GIVEN TASK: Retype the lines beneath this one, from the first through the line containing "import plotly.graph_objects as go". Pictures are left out.

SOURCE EXCERPT:
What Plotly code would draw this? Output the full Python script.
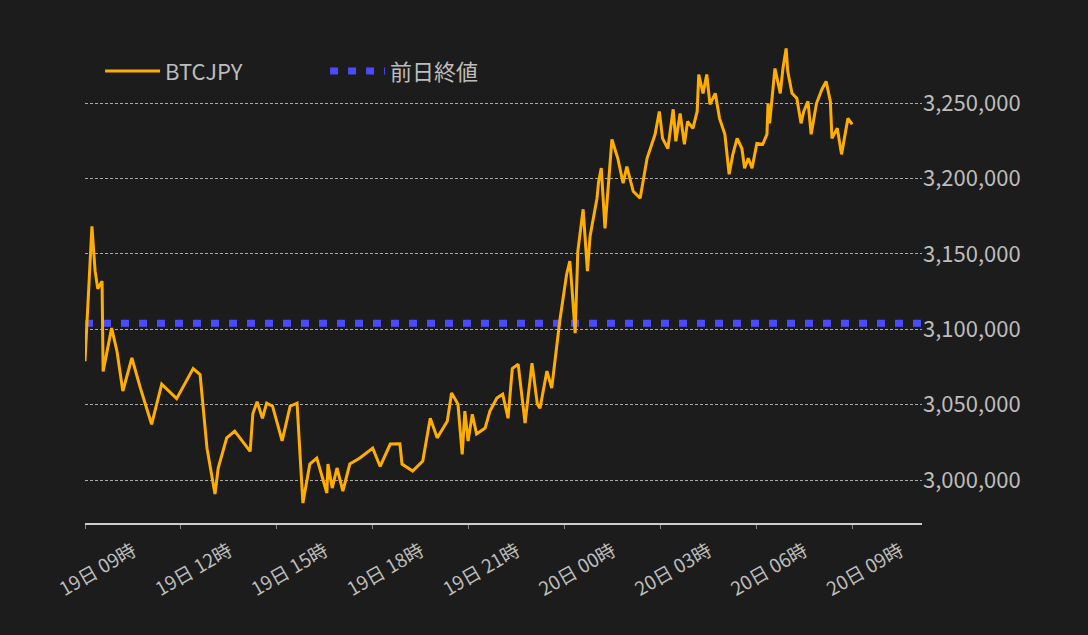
import pandas as pd
import plotly.graph_objects as go

# BTCJPY 価格（目視で読み取り）: 19日 09:00 からの経過分と価格
start = pd.Timestamp("2023-03-19 09:00")
minutes = [
    0, 13, 19, 24, 32, 34, 50, 60, 71, 88, 104, 125, 144, 172, 203, 216, 229, 244, 250, 266,
    281, 310, 315, 323, 333, 341, 352, 370, 385, 398, 404, 409, 422, 435, 454, 456, 464, 473, 484, 497,
    516, 540, 554, 573, 591, 595, 615, 634, 648, 661, 680, 688, 700, 708, 713, 719, 727, 735, 751, 760,
    773, 784, 794, 802, 813, 826, 839, 849, 854, 867, 876, 883, 891, 904, 910, 914, 920, 925, 935, 943,
    948, 961, 964, 969, 976, 989, 1000, 1010, 1017, 1029, 1042, 1055, 1070, 1078, 1084, 1094, 1104, 1109, 1117, 1125,
    1131, 1141, 1149, 1152, 1160, 1167, 1173, 1183, 1191, 1201, 1209, 1216, 1224, 1233, 1238, 1245, 1252, 1261, 1272, 1280,
    1282, 1285, 1295, 1305, 1310, 1316, 1319, 1327, 1336, 1344, 1349, 1357, 1363, 1373, 1383, 1391, 1399, 1402, 1412, 1420,
    1427, 1432, 1440,
]
prices = [
    3078900, 3168400, 3138600, 3127000, 3132000,
    3072000, 3100800, 3085500, 3059000, 3081000,
    3061000, 3037000, 3063600, 3054000, 3074000,
    3070000, 3021000, 2990700, 3008000, 3028000,
    3032500, 3019000, 3044000, 3052000, 3041000,
    3051000, 3049000, 3026000, 3049000, 3051000,
    3014600, 2984700, 3010600, 3014600, 2991400,
    3010600, 2994700, 3008000, 2992700, 3010600,
    3014600, 3021200, 3009000, 3023900, 3024000,
    3010600, 3006000, 3012600, 3041000, 3028000,
    3039000, 3057700, 3050400, 3017000, 3045700,
    3025900, 3043700, 3030500, 3034500, 3045700,
    3054400, 3057000, 3041000, 3074000, 3076900,
    3037800, 3077600, 3050400, 3047700, 3072300,
    3061000, 3082000, 3105400, 3136600, 3145200,
    3127300, 3097500, 3151800, 3179700, 3138600,
    3161800, 3187000, 3198000, 3207000, 3167000,
    3226000, 3213500, 3197000, 3208000, 3191600,
    3187000, 3213500, 3229400, 3244600, 3226700,
    3220000, 3246000, 3224800, 3243300, 3222800,
    3238000, 3233400, 3244600, 3269100, 3256600,
    3269100, 3249300, 3256600, 3240000, 3229400,
    3202900, 3216100, 3226700, 3220000, 3206900,
    3213500, 3206900, 3223400, 3222800, 3229400,
    3250000, 3236700, 3273100, 3256600, 3273100,
    3286400, 3271200, 3256600, 3253300, 3236700,
    3244600, 3251300, 3229400, 3250000, 3259200,
    3264500, 3251300, 3226700, 3233400, 3216100,
    3230100, 3240000, 3236000,
]
prev_close = 3104000
x_range_min = [0, 1571]
y_range = [2971500, 3290000]
y_ticks = [3000000, 3050000, 3100000, 3150000, 3200000, 3250000]

times = [start + pd.Timedelta(minutes=m) for m in minutes]
x_range = [start + pd.Timedelta(minutes=m) for m in x_range_min]

bg = "#1c1c1c"
fig = go.Figure()
fig.add_trace(go.Scatter(
    x=x_range, y=[prev_close, prev_close], mode="lines", name="前日終値",
    line=dict(color="#4a4aff", width=7, dash="8px,10px"),
))
fig.add_trace(go.Scatter(
    x=times, y=prices, mode="lines", name="BTCJPY",
    line=dict(color="#ffae00", width=3),
))

fig.update_layout(
    width=1088, height=635,
    paper_bgcolor=bg, plot_bgcolor=bg,
    margin=dict(l=85, r=166, t=43, b=112),
    font=dict(family="Noto Sans CJK JP", color="#bdbdbd", size=20),
    showlegend=True,
    legend=dict(orientation="h", x=0.018, y=0.985, yanchor="top", xanchor="left",
                traceorder="reversed", font=dict(size=22), bgcolor="rgba(0,0,0,0)",
                entrywidth=155, itemwidth=55),
    xaxis=dict(range=x_range, type="date", dtick=3 * 3600 * 1000, tick0=start,
               tickformat="%d日 %H時", tickangle=-30, tickfont=dict(size=19),
               ticklabelshift=48, ticklabelstandoff=4,
               showgrid=False, showline=True, linecolor="#cccccc", linewidth=1.5,
               ticks="outside", ticklen=4, tickcolor="#888888", zeroline=False),
    yaxis=dict(range=y_range, side="right", tickvals=y_ticks, tickformat=",d",
               showgrid=True, gridcolor="#aaaaaa", griddash="3px,2px", gridwidth=0.7,
               ticks="", zeroline=False, tickfont=dict(size=22)),
)

fig.write_html("out.html", config={"displayModeBar": False},
               post_script="document.body.style.margin='0';")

SOLUTION BELOW:
What Plotly code would draw this? Output the full Python script.
import pandas as pd
import plotly.graph_objects as go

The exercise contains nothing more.